# Converting polar coordinates.

• March 17th 2009, 09:49 PM
Cheagles
Converting polar coordinates.
Absolutely lost on this:

r=8cotx (x should be in degrees).

I tried converting this (as well as others) but I seem to just get nowhere after I turned cot into cosx/sinx.

Thanks.

Edit: The equation above should be converted to rectangular form.
• March 18th 2009, 12:16 AM
mr fantastic
Quote:

Originally Posted by Cheagles
Absolutely lost on this:

r=8cotx (x should be in degrees).

I tried converting this (as well as others) but I seem to just get nowhere after I turned cot into cosx/sinx.

Thanks.

Edit: The equation above should be converted to rectangular form.

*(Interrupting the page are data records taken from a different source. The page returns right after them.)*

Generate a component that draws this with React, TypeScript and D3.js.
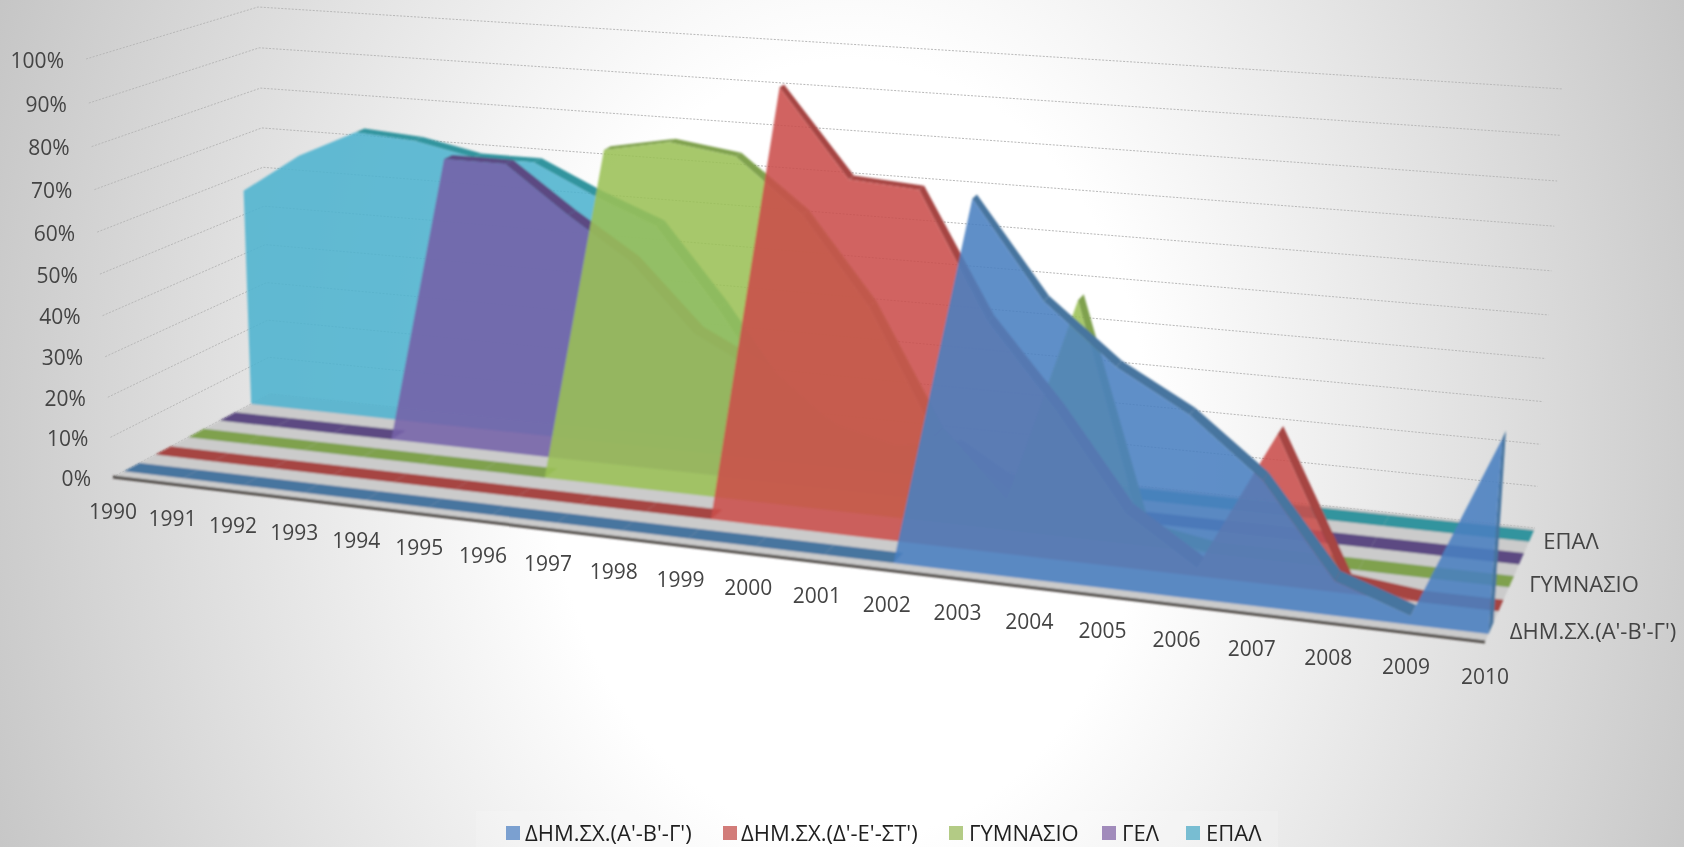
import * as d3 from 'd3'

const years = d3.range(1990, 2011)
const yearLabels = years.map(String)
const valueTicks = [0, 10, 20, 30, 40, 50, 60, 70, 80, 90, 100]

// values in percent
const elementaryLow = [0, 0, 0, 0, 0, 0, 0, 0, 0, 0, 0, 0, 0, 85, 64, 51, 42, 29, 8, 2, 44]
const elementaryHigh = [0, 0, 0, 0, 0, 0, 0, 0, 0, 0, 102, 83, 82, 54, 35, 13, 2, 35, 2, 0, 0]
const gymnasio = [0, 0, 0, 0, 0, 0, 0, 81, 84, 82, 70, 50, 21, 4, 56, 3, 0, 0, 0, 0, 0]
const gel = [0, 0, 0, 0, 72, 72, 61, 51, 35, 27, 14, 10, 13, 3, 0, 0, 0, 0, 0, 0, 0]
const epal = [56, 66, 73, 72, 69, 69, 62, 56, 37, 15, 6, 2, 0, 0, 0, 0, 0, 0, 0, 0, 0]

const seriesNames = ["ΔΗΜ.ΣΧ.(Α'-Β'-Γ')", "ΔΗΜ.ΣΧ.(Δ'-Ε'-ΣΤ')", 'ΓΥΜΝΑΣΙΟ', 'ΓΕΛ', 'ΕΠΑΛ']
const seriesValues = [elementaryLow, elementaryHigh, gymnasio, gel, epal]
const faceColors = ['#4a80c0', '#cb4f4b', '#9bc056', '#7562a8', '#4fb3cf']
const ridgeColors = ['#47749f', '#a64442', '#7fa14e', '#5c4a82', '#31949e']
const legendColors = ['#7ba0d0', '#d27c79', '#b3cb85', '#a18bbb', '#78bdd2']
const depthCentres = [0.12, 0.32, 0.53, 0.73, 0.93]
const depthLabels = [
  { name: "ΔΗΜ.ΣΧ.(Α'-Β'-Γ')", x: 1593, y: 633 },
  { name: 'ΓΥΜΝΑΣΙΟ', x: 1584, y: 586 },
  { name: 'ΕΠΑΛ', x: 1571, y: 543 },
]
const legendItems = [
  { swatch: 506, text: 525 },
  { swatch: 723, text: 741 },
  { swatch: 949, text: 969 },
  { swatch: 1102, text: 1122 },
  { swatch: 1186, text: 1206 },
]

const slabDepth = 0.1
const fontFamily = '"Open Sans", sans-serif'

const xScale = d3.scaleLinear().domain([1990, 2010]).range([0, 1])
const yScale = d3.scaleLinear().domain([0, 100]).range([0, 1])

// foreshortening along the axes, the chart is a perspective view
const warp = (t: number, k: number) => ((1 + k) * t) / (1 + k * t)

// screen corners of the box the chart sits in
const floorFL = [113, 477]
const floorFR = [1485, 642]
const floorBL = [270, 394]
const floorBR = [1535, 528]
const topFL = [86, 59]
const topFR = [1518, 181]
const topBL = [258, 7]
const topBR = [1563, 89]

const mix = (a: number[], b: number[], t: number) => [a[0] + (b[0] - a[0]) * t, a[1] + (b[1] - a[1]) * t]

function project(year: number, value: number, depth: number) {
  const sx = warp(xScale(year), -0.138)
  const sy = warp(yScale(value), -0.057)
  const floor = mix(mix(floorFL, floorFR, sx), mix(floorBL, floorBR, sx), depth)
  const top = mix(mix(topFL, topFR, sx), mix(topBL, topBR, sx), depth)
  return mix(floor, top, sy)
}

interface Pt {
  year: number
  value: number
}

export default function App() {
  const line = d3.line()

  const faceArea = (depth: number) =>
    d3
      .area<Pt>()
      .x0(d => project(d.year, 0, depth)[0])
      .y0(d => project(d.year, 0, depth)[1])
      .x1(d => project(d.year, d.value, depth)[0])
      .y1(d => project(d.year, d.value, depth)[1])

  // top of the slab gets thinner with height, like in the original
  const backDepth = (front: number, value: number) => front + slabDepth * (1 - 0.6 * yScale(Math.min(value, 100)))

  const ridgeQuad = (a: Pt, b: Pt, front: number) =>
    [
      project(a.year, a.value, front),
      project(b.year, b.value, front),
      project(b.year, b.value, backDepth(front, b.value)),
      project(a.year, a.value, backDepth(front, a.value)),
    ] as [number, number][]

  const corners = [floorFL, floorFR, floorBR, floorBL] as [number, number][]

  return (
    <svg
      width={1684}
      height={847}
      style={{ position: 'fixed', left: 0, top: 0, display: 'block' }}
      fontFamily={fontFamily}
    >
      <defs>
        <radialGradient id="bg" gradientUnits="userSpaceOnUse" cx={0} cy={0} r={1} gradientTransform="translate(850 450) scale(1000 1300)">
          <stop offset="0%" stopColor="#ffffff" />
          <stop offset="30%" stopColor="#ffffff" />
          <stop offset="100%" stopColor="#bebebe" />
        </radialGradient>
        <filter id="soft" x="-5%" y="-5%" width="110%" height="110%">
          <feGaussianBlur stdDeviation="0.9" />
        </filter>
      </defs>
      <rect width={1684} height={847} fill="url(#bg)" />

      {/* grid stays out of the blur so it keeps its dotted look */}
      {valueTicks.map(v => (
        <path
          key={v}
          d={line([project(1990, v, 0), project(1990, v, 1), project(2010, v, 1)] as [number, number][]) ?? ''}
          fill="none"
          stroke="#b8b8b8"
          strokeWidth={1}
          strokeDasharray="2 1.5"
        />
      ))}

      <g filter="url(#soft)">
        <path d={(line(corners) ?? '') + 'Z'} fill="#cbcbcb" />
        <path
          d={line([floorFL, floorFR] as [number, number][]) ?? ''}
          stroke="#4a4440"
          strokeWidth={3}
          fill="none"
        />

        {/* back to front, every series is a thin slab */}
        {seriesValues
          .map((values, i) => {
            const pts: Pt[] = values.map((value, j) => ({ year: years[j], value }))
            const front = depthCentres[i] - slabDepth / 2
            const last = pts[pts.length - 1]
            const cap = [
              project(last.year, 0, front),
              project(last.year, last.value, front),
              project(last.year, last.value, backDepth(front, last.value)),
              project(last.year, 0, backDepth(front, 0)),
            ] as [number, number][]
            const face = faceArea(front)(pts) ?? ''
            return (
              <g key={seriesNames[i]}>
                {pts.slice(1).map((p, j) =>
                  // a rising stretch sits behind the face and does not show
                  p.value - pts[j].value > 5 ? null : (
                    <path key={p.year} d={(line(ridgeQuad(pts[j], p, front)) ?? '') + 'Z'} fill={ridgeColors[i]} />
                  )
                )}
                {last.value > 0 && <path d={(line(cap) ?? '') + 'Z'} fill={ridgeColors[i]} />}
                <path d={face} fill={faceColors[i]} fillOpacity={0.88} />
              </g>
            )
          })
          .reverse()}
      </g>

      <g fontSize={21} fill="#444">
        {valueTicks.map(v => {
          const [x, y] = project(1990, v, 0)
          return (
            <text key={v} x={x - 22} y={y + 3} textAnchor="end" dominantBaseline="middle">
              {v}%
            </text>
          )
        })}
        {years.map((year, i) => {
          const [x, y] = project(year, 0, 0)
          return (
            <text key={year} x={x} y={y + 36} textAnchor="middle" dominantBaseline="middle">
              {yearLabels[i]}
            </text>
          )
        })}
        {depthLabels.map(d => (
          <text key={d.name} x={d.x} y={d.y} fontSize={22} textAnchor="middle" dominantBaseline="middle">
            {d.name}
          </text>
        ))}
      </g>

      <rect x={476} y={811} width={802} height={36} fill="#ffffff" fillOpacity={0.15} />
      {seriesNames.map((name, i) => (
        <g key={name}>
          <rect x={legendItems[i].swatch} y={826} width={14} height={14} fill={legendColors[i]} />
          <text x={legendItems[i].text} y={835} fontSize={22} fill="#1f1f1f" dominantBaseline="middle">
            {name}
          </text>
        </g>
      ))}
    </svg>
  )
}
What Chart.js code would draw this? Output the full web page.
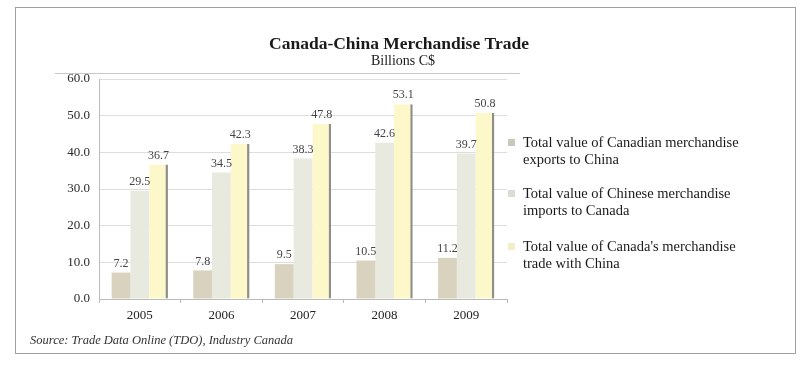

$\sqrt{x^2 + y^2} = 8 \, \frac{\frac{x}{r}}{\frac{y}{r}} = 8 \, \frac{x}{y}$

$\Rightarrow x^2 + y^2 = 64 \, \frac{x^2}{y^2}$

$\Rightarrow y^2 (x^2 + y^2) = 64 x^2$.
• March 18th 2009, 04:57 AM
HallsofIvy
I think I would have done this a slightly different way:

$r= 8 cot(\theta)= 8\frac{cos(\theta)}{sin(\theta)}$ so
$r sin(\theta)= 8 cos(\theta)$
Multiplying on both sides of the equation by r,
$r(r sin(\theta))= 8 r cos(\theta)$
and
$\sqrt{x^2+ y^2}y= 8x$
Now squaring both sides will give what Mr. fantastic got.